### What is needed
Begin with the first line of the listing and quote every line through the one containing "26.36, 26.352, 26.336];"; give only those lines.

### Material for the task
───

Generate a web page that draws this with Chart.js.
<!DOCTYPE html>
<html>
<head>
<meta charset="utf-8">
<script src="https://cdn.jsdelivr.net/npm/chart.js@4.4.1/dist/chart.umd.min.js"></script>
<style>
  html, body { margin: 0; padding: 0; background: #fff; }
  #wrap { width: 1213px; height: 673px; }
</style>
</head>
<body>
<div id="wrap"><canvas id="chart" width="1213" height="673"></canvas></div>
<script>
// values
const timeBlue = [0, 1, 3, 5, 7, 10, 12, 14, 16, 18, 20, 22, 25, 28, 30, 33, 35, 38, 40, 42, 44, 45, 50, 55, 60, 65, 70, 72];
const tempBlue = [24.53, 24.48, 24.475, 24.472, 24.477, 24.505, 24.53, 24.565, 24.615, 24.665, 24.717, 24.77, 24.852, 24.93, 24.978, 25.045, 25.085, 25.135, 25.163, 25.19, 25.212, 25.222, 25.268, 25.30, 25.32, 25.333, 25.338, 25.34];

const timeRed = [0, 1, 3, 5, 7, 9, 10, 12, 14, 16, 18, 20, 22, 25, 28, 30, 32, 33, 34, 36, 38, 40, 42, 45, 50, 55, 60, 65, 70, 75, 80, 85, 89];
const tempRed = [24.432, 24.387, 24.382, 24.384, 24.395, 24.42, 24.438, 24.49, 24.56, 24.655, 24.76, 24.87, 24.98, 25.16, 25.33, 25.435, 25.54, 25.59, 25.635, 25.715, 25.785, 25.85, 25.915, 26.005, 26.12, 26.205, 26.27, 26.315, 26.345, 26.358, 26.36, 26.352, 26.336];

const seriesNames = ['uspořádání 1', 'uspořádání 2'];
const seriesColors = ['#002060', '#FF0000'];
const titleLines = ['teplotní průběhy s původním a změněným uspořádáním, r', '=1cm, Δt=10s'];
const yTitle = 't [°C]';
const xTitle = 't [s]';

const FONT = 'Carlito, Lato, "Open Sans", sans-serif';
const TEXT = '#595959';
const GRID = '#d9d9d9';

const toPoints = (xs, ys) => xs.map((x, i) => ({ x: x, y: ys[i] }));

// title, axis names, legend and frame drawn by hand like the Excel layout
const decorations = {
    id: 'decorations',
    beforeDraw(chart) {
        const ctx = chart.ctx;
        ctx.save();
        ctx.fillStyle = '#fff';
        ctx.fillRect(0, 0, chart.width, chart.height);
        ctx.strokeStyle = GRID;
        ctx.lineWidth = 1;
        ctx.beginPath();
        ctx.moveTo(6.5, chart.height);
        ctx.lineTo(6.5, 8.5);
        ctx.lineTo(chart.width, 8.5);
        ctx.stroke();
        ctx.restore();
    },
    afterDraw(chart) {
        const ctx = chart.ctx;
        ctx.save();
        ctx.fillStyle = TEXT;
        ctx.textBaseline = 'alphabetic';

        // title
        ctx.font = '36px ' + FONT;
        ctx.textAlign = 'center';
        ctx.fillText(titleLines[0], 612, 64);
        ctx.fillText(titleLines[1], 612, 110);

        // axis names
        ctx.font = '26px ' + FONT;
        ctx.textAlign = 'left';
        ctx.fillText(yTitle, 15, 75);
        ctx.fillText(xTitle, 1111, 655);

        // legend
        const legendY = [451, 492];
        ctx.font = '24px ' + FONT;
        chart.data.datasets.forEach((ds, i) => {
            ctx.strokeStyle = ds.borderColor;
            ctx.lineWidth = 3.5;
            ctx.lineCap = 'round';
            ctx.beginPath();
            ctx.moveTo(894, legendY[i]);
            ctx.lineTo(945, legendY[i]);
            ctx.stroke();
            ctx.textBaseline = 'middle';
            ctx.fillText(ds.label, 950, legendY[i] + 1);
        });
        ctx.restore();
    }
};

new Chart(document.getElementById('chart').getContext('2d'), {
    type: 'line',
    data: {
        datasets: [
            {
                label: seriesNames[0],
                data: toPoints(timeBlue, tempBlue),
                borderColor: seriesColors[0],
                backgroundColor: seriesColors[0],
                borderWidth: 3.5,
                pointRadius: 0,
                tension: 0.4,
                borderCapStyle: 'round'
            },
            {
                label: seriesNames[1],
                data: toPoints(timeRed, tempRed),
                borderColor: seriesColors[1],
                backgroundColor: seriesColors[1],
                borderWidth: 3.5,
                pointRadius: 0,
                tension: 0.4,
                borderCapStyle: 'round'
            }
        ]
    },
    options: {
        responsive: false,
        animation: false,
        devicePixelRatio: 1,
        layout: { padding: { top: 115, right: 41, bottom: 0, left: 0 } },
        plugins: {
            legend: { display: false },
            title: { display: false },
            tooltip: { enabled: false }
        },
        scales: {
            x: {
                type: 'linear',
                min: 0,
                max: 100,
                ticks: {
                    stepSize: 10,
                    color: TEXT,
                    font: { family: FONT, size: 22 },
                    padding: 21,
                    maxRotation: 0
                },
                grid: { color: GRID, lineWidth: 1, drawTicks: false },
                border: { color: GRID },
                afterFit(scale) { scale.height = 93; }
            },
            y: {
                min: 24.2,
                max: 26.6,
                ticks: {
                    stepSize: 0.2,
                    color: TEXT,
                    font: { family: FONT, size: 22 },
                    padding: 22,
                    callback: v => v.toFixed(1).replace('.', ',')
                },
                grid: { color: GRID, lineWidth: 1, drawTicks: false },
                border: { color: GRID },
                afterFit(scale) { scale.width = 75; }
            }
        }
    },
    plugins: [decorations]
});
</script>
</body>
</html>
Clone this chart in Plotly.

───

### Task result
Generate a web page that draws this with Chart.js.
<!DOCTYPE html>
<html>
<head>
<meta charset="utf-8">
<script src="https://cdn.jsdelivr.net/npm/chart.js@4.4.1/dist/chart.umd.min.js"></script>
<style>
  html, body { margin: 0; padding: 0; background: #fff; }
  #wrap { width: 1213px; height: 673px; }
</style>
</head>
<body>
<div id="wrap"><canvas id="chart" width="1213" height="673"></canvas></div>
<script>
// values
const timeBlue = [0, 1, 3, 5, 7, 10, 12, 14, 16, 18, 20, 22, 25, 28, 30, 33, 35, 38, 40, 42, 44, 45, 50, 55, 60, 65, 70, 72];
const tempBlue = [24.53, 24.48, 24.475, 24.472, 24.477, 24.505, 24.53, 24.565, 24.615, 24.665, 24.717, 24.77, 24.852, 24.93, 24.978, 25.045, 25.085, 25.135, 25.163, 25.19, 25.212, 25.222, 25.268, 25.30, 25.32, 25.333, 25.338, 25.34];

const timeRed = [0, 1, 3, 5, 7, 9, 10, 12, 14, 16, 18, 20, 22, 25, 28, 30, 32, 33, 34, 36, 38, 40, 42, 45, 50, 55, 60, 65, 70, 75, 80, 85, 89];
const tempRed = [24.432, 24.387, 24.382, 24.384, 24.395, 24.42, 24.438, 24.49, 24.56, 24.655, 24.76, 24.87, 24.98, 25.16, 25.33, 25.435, 25.54, 25.59, 25.635, 25.715, 25.785, 25.85, 25.915, 26.005, 26.12, 26.205, 26.27, 26.315, 26.345, 26.358, 26.36, 26.352, 26.336];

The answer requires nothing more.